Ho Memoria Di Lei da quando ho memoria di me stessa. La
leggenda e le nostre madri narrano che la prima volta ci incontrammo nell’atrio
del palazzo ’50 in cui vivevamo, lei al terzo io al primo piano. Lei, occhi
azzurri e capelli biondo cenere, se ne stava appollaiata sul passeggino con ka
curiosità pettegola e vorace dei suoi otto mesi. Io, minuscola, castana e
torva, abitavo placida il candore di una carrozzina bianca e blu. Lei era nata
a dicembre, io in aprile e per le arbitrarie ingiustizie del calendario ci
separava un intero anno scolastico, che non riuscimmo mai a colmare nonostante
la sua pervicace determinazione nel farsi bocciare agli esami di seconda
elementare dichiarando con diabolica ma vana scaltrezza, che le rondini sono
pesci.

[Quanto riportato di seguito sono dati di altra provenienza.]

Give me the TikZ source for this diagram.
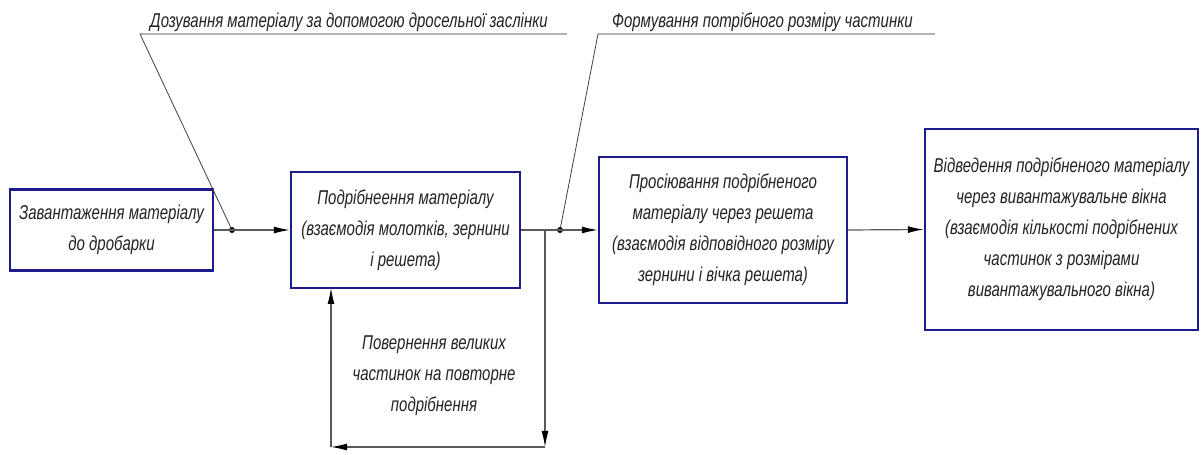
\documentclass[tikz,border=0pt]{standalone}
\usepackage{fontspec}
\newfontfamily\gost[FakeStretch=0.75]{Liberation Sans}
\usetikzlibrary{arrows.meta}
\definecolor{boxblue}{RGB}{28,28,140}
\definecolor{txt}{RGB}{35,35,35}
\tikzset{
  procbox/.style={draw=boxblue, line width=2.4pt, fill=white, align=center, inner sep=0pt,
    text=txt, font=\gost\itshape\fontsize{20}{31}\selectfont},
  flow/.style={draw=gray!70!black, line width=1.2pt, -{Latex[length=16pt,width=7pt,black]}},
  leader/.style={draw=black!75, line width=0.8pt},
  uline/.style={draw=gray!60, line width=2pt},
  lbl/.style={text=txt, font=\gost\itshape\fontsize{20}{31}\selectfont, inner sep=0pt, align=center},
  jdot/.style={circle, fill=black, inner sep=0pt, minimum size=6pt}
}
\begin{document}
\begin{tikzpicture}[x=1pt,y=1pt]
\useasboundingbox (0,0) rectangle (1202,455);
% boxes
\node[procbox, minimum width=203pt, minimum height=81pt] (b1) at (111.5,225)
  {Завантаження матеріалу\\до дробарки};
\node[procbox, minimum width=229pt, minimum height=116pt] (b2) at (405.5,225)
  {Подрібнеення матеріалу\\(взаємодія молотків, зернини\\і решета)};
\node[procbox, minimum width=248pt, minimum height=146pt] (b3) at (723,225)
  {Просіювання подрібненого\\матеріалу через решета\\(взаємодія відповідного розміру\\зернини і вічка решета)};
\node[procbox, minimum width=273pt, minimum height=201pt] (b4) at (1061.5,225.5)
  {Відведення подрібненого матеріалу\\через вивантажувальне вікна\\(взаємодія кількості подрібнених\\частинок з розмірами\\вивантажувального вікна)};
% junctions
\node[jdot] (d1) at (232,225) {};
\node[jdot] (d2) at (560,225) {};
\coordinate (br) at (545,225);
\coordinate (fbr) at (545,8);
\coordinate (fbl) at (331,8);
\coordinate (b2in) at (331,167);
% main flow
\draw[flow] (b1.east) -- (b2.west);
\draw[flow] (b2.east) -- (b3.west);
\draw[flow] (b3.east) -- (b4.west);
% feedback
\draw[flow] (br) -- (fbr);
\draw[flow] (fbr) -- (fbl);
\draw[flow] (fbl) -- (b2in);
\node[lbl] (fb) at (434,79) {Повернення великих\\частинок на повторне\\подрібнення};
% leader labels
\coordinate (u1a) at (140,421);
\coordinate (u1b) at (567,421);
\coordinate (u2a) at (598,421);
\coordinate (u2b) at (935,421);
\draw[uline] (u1a) -- (u1b);
\draw[uline] (u2a) -- (u2b);
\draw[leader] (u1a) -- (d1);
\draw[leader] (u2a) -- (d2);
\node[lbl, anchor=base west] (l1) at (150,427) {Дозування матеріалу за допомогою дросельної заслінки};
\node[lbl, anchor=base west] (l2) at (612,427) {Формування потрібного розміру частинки};
\end{tikzpicture}
\end{document}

Fummo, l’una per l’altra, la sorella che non ci era toccata in sorte, la
migliore amica, la confidente, la complice. Non ci scegliemmo ma ci trovammo e
diventammo reciprocamente necessarie e inevitabili come il destino, per quelli
che ci credono. Ai miei occhi incarnava la perfezione, aveva una bellezza
diafana, algida, aristocratica, l’agilità di una trapezista, una mamma
casalinga, un padre manager, un fratello sadico, la tessera del circolo del
tennis, una casa in montagna. Era tutto quello che io, la figlia di genitori
separati, accudita da cento baby sitter, impiastro nello sport, allevata a
coltivare la mente ben più che il corpo, non sarei mai stata. Forse fu proprio
la nostra distanza a intessere la trama del nostro legame. Nella fotografia
della mia infanzia ci sono pomeriggi trascorsi a giocare alla maestra strega e
all’alunna asina, al dottore sadico e al paziente masochista, all’elastico,
alla casa di bambole, a nascondino e, più tardi, a Monopoli. Ci sono ore
passate a parlare con una sincerità impudica e disarmata perché tra noi non
c’era vergogna né rivalità né pregiudizio. Insieme eravamo libere di essere noi
stesse, ombrose, impaurite, trepidanti, fallite, sfrenate. Ci scaldavamo al
calore delle reciproche luci e, tenendoci per mano, ci proteggevamo dai
rispettivi fantasmi. Completammo l’una accanto all’altra l’alba della nostra
femminilità. Insieme ci furono mille prime volte: il primo viaggio in tram da
sole, la prima mestruazione, la prima ceretta, la prima vacanza studio in
Inghilterra, il primo reggiseno, il primo bazio, il primo amore. Se dovessi
disegnare l’amicizia, avrebbe il suo volto, le sue mani affusolate, le sue
lentiggini, i nostri silenzi, la nostra ridarella. Eravamo diverse, e nell’età
in cui la diversità non è un valore ma un intralcio mettemmo il naso fuori
dalla nostra bolla simbolica alla ricerca dell’uniformità che l’altra non
poteva regalarci. Ci allontanammo, ci ritrovammo, ci inseguimmo, ci
trascurammo, ci tradimmo, Eppure come ex coniugi che si ritrovano amanti,
continuammo a riconoscerci in quel territorio clandestino in cui ci
incontravamo casualmente. Restò tra noi una familiarità indelebile che non
riuscimmo a ignorare neppure quando le nostre strade volutamente divergevano.
Il nostro legame, sottotraccia o in superficie, restò lì, immutato a ricordarci
chi eravamo. Fu un dono inestimabile e una condanna a vita. “Sono a Milano di
passaggio. Ci vediamo?” disse al telefono un sabato mattina. Era passato tanto
dall’ultima volta. Abitiamo case, lavori, famiglie e città diverse. Siamo
cambiate. La vita fa questo effetto qui. Ci siamo date appuntamento in un posto
estraneo e anonimo. Ci siamo abbracciate in fretta, come per sbrigare una
pratica formale. “Ehi, ciao”. “ciao, era ora”. E di nuovo, tra noi, c’erano
solo quattro mesi di differenza e due rampe di scale, la consuetudine, la
prossimità, la consapevolezza che da qui non si scappa. Perché è così che
funziona l’amicizia. Ed è per questo che è tanto preziosa.